Security is relatively tight; Pyin Oo Lwin is one of the few places in Myanmar where pro-regime types can move around without having to watch nervously for resistance hit squads. Although no military personnel are known to have taken part in the protest, it is unlikely to have been possible without at least some tacit support from within the regime’s own ranks.

There was little dissent on display when the military-controlled National Defense and Security Council met on January 31 – just ahead of the third anniversary of the coup – and formally agreed to Min Aung Hlaing’s proposal to extend military rule for a further six months. But behind this pro forma show of unity lies real and growing discontent with Min Aung Hlaing’s leadership.

The military is arguably in its weakest position since the 1950s, when by some reports it controlled barely a quarter of the country. Insiders say that senior officers openly curse Min Aung Hlaing behind his back, mocking his detached-from-reality public pronouncements, his micromanaging style, and his naked political ambitions.

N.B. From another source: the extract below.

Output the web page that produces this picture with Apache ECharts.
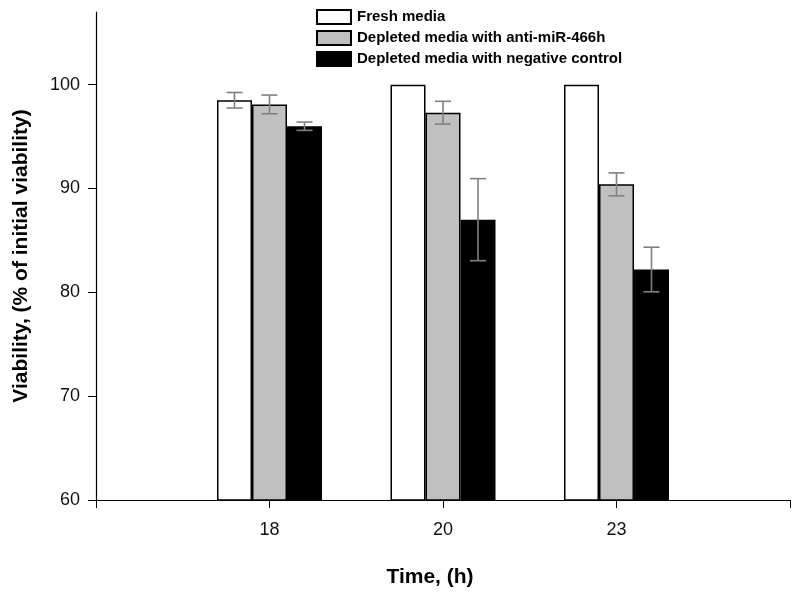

This growing anger may explain some of the leniency shown to the organizer of the Pyin Oo Lwin protest, Pauk Ko Taw, who was detained for questioning but later released. It contrasts with the punishment meted out just months earlier to another prominent Min Aung Hlaing critic within the military establishment. In November, Ye Htut, a former military officer who served as minister for information and presidential spokesman under Thein Sein in the mid-2010s, was sentenced to 10 years in prison for seditious posts on Facebook. Ye Htut was arrested on October 28, a week after he hit publish on an allegorical post about an arrogant buffalo at Inle Lake that was standing triumphantly on a pile of trash, but didn’t realize it was surrounded by water.

At the time, Min Aung Hlaing had just been forced into sacking and jailing some of his closest allies in the regime’s upper ranks for their role in a colossal corruption scandal that had seen them misuse the regime’s precious foreign currency reserves for personal gain. It had seemed like a nadir for the regime, but far worse was to come – this time on the perennial battlefield of northern Shan State, which had been unusually quiet since the coup.